Records provided:
= = = = =
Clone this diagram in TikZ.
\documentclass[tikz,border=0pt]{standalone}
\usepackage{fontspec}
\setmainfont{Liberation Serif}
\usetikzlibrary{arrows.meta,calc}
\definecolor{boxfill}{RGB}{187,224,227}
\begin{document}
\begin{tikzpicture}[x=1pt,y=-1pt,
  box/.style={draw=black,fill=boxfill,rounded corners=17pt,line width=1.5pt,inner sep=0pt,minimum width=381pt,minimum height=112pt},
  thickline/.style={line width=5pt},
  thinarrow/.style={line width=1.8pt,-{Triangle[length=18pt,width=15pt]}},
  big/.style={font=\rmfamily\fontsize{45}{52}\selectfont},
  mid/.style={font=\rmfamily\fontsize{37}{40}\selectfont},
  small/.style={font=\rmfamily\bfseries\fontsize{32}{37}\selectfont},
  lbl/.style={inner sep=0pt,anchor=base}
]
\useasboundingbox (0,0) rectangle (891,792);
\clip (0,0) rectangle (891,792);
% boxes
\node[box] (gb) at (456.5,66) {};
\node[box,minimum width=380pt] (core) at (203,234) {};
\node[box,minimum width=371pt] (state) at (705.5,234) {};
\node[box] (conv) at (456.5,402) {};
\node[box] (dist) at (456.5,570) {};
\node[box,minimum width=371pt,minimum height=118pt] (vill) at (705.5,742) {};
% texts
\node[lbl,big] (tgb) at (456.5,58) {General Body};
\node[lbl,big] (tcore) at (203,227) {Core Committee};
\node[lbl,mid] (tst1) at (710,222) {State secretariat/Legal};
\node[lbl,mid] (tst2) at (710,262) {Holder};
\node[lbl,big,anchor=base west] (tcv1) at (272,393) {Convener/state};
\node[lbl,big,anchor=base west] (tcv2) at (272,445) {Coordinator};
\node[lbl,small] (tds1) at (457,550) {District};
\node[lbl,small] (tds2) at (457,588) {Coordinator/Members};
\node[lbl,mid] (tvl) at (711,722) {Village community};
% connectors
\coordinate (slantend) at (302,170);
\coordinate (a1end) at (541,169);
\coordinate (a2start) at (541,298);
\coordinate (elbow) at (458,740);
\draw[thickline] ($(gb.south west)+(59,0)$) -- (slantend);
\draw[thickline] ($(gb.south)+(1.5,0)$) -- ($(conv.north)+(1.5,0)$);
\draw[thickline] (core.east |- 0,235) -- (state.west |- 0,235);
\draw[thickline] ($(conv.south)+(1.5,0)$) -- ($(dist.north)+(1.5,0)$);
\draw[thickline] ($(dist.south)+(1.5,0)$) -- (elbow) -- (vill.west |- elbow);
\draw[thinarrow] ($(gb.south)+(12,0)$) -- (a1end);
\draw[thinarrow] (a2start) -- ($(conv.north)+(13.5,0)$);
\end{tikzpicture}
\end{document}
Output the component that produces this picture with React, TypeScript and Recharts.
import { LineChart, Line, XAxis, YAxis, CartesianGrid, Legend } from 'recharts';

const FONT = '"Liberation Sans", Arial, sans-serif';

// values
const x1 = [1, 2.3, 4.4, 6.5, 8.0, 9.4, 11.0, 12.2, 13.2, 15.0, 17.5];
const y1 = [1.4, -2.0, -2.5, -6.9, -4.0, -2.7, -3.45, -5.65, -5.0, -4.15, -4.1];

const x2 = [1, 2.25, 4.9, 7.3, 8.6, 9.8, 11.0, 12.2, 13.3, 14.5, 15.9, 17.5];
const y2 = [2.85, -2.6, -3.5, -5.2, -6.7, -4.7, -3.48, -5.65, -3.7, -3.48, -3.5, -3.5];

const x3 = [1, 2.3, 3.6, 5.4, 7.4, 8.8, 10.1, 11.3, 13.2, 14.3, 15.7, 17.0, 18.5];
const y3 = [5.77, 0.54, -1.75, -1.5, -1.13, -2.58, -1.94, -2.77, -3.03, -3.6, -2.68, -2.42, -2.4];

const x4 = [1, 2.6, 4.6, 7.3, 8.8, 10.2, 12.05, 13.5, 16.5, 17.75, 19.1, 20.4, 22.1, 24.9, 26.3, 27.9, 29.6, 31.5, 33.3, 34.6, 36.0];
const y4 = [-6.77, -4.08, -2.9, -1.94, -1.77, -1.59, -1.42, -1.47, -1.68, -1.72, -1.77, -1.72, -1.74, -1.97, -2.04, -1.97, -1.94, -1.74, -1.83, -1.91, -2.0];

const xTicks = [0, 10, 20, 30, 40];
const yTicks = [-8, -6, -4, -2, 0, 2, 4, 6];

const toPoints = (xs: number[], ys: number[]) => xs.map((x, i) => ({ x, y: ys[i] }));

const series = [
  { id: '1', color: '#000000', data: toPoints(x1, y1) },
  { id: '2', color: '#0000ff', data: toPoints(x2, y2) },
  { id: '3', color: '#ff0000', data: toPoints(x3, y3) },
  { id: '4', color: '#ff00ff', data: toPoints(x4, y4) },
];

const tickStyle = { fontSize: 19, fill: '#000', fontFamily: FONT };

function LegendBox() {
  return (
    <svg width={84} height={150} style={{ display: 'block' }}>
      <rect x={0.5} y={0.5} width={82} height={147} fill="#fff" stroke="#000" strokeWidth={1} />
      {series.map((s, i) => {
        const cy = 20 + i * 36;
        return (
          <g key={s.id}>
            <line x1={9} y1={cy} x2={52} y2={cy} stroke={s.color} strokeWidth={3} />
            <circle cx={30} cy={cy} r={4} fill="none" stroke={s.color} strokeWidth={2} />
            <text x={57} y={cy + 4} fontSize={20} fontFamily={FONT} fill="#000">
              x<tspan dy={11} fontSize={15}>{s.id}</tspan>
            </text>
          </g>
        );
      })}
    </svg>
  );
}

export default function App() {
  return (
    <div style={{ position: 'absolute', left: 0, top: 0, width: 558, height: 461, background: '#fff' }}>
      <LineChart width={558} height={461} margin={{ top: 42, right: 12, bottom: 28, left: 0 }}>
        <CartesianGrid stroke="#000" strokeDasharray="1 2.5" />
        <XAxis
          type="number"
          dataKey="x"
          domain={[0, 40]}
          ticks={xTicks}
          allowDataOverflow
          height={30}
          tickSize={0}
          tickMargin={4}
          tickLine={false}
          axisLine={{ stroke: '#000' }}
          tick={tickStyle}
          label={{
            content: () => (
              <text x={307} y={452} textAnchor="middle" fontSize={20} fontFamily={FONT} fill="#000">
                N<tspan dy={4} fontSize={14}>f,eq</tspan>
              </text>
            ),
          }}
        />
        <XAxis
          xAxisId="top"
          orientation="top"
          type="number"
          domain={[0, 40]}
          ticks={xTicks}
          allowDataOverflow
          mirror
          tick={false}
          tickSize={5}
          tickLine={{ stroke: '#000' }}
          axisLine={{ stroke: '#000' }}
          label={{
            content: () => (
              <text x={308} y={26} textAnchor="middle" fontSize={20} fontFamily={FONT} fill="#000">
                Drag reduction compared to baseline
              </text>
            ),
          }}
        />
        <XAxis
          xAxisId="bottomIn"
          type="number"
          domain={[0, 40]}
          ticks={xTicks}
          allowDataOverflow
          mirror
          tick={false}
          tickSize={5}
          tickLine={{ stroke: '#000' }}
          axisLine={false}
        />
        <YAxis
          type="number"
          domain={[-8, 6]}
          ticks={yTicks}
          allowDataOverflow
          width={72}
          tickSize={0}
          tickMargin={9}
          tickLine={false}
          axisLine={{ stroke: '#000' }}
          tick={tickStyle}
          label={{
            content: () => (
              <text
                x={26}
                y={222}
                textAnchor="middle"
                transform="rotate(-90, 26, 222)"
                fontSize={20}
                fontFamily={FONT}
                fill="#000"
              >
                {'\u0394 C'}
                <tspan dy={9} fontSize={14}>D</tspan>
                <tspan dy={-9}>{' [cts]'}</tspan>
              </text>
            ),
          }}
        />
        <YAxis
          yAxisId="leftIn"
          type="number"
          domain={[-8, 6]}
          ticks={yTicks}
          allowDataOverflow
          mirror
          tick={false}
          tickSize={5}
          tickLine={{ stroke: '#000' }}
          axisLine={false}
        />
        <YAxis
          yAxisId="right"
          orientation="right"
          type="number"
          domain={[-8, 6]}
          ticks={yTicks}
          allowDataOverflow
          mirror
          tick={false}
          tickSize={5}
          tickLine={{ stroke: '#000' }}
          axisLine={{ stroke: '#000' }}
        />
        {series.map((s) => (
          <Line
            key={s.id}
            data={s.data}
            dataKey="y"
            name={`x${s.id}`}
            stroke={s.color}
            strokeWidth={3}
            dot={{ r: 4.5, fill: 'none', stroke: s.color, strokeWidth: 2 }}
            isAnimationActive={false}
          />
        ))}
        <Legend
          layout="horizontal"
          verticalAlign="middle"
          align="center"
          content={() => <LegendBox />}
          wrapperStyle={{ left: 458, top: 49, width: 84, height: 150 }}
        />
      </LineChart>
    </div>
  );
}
= = = = =
Given problem: Of the entries above, repeat exactly the lines from the line with "Output the component" through the line with "fill: '#000', fontFamily: FONT", both of them included.

Solution:
Output the component that produces this picture with React, TypeScript and Recharts.
import { LineChart, Line, XAxis, YAxis, CartesianGrid, Legend } from 'recharts';

const FONT = '"Liberation Sans", Arial, sans-serif';

// values
const x1 = [1, 2.3, 4.4, 6.5, 8.0, 9.4, 11.0, 12.2, 13.2, 15.0, 17.5];
const y1 = [1.4, -2.0, -2.5, -6.9, -4.0, -2.7, -3.45, -5.65, -5.0, -4.15, -4.1];

const x2 = [1, 2.25, 4.9, 7.3, 8.6, 9.8, 11.0, 12.2, 13.3, 14.5, 15.9, 17.5];
const y2 = [2.85, -2.6, -3.5, -5.2, -6.7, -4.7, -3.48, -5.65, -3.7, -3.48, -3.5, -3.5];

const x3 = [1, 2.3, 3.6, 5.4, 7.4, 8.8, 10.1, 11.3, 13.2, 14.3, 15.7, 17.0, 18.5];
const y3 = [5.77, 0.54, -1.75, -1.5, -1.13, -2.58, -1.94, -2.77, -3.03, -3.6, -2.68, -2.42, -2.4];

const x4 = [1, 2.6, 4.6, 7.3, 8.8, 10.2, 12.05, 13.5, 16.5, 17.75, 19.1, 20.4, 22.1, 24.9, 26.3, 27.9, 29.6, 31.5, 33.3, 34.6, 36.0];
const y4 = [-6.77, -4.08, -2.9, -1.94, -1.77, -1.59, -1.42, -1.47, -1.68, -1.72, -1.77, -1.72, -1.74, -1.97, -2.04, -1.97, -1.94, -1.74, -1.83, -1.91, -2.0];

const xTicks = [0, 10, 20, 30, 40];
const yTicks = [-8, -6, -4, -2, 0, 2, 4, 6];

const toPoints = (xs: number[], ys: number[]) => xs.map((x, i) => ({ x, y: ys[i] }));

const series = [
  { id: '1', color: '#000000', data: toPoints(x1, y1) },
  { id: '2', color: '#0000ff', data: toPoints(x2, y2) },
  { id: '3', color: '#ff0000', data: toPoints(x3, y3) },
  { id: '4', color: '#ff00ff', data: toPoints(x4, y4) },
];

const tickStyle = { fontSize: 19, fill: '#000', fontFamily: FONT };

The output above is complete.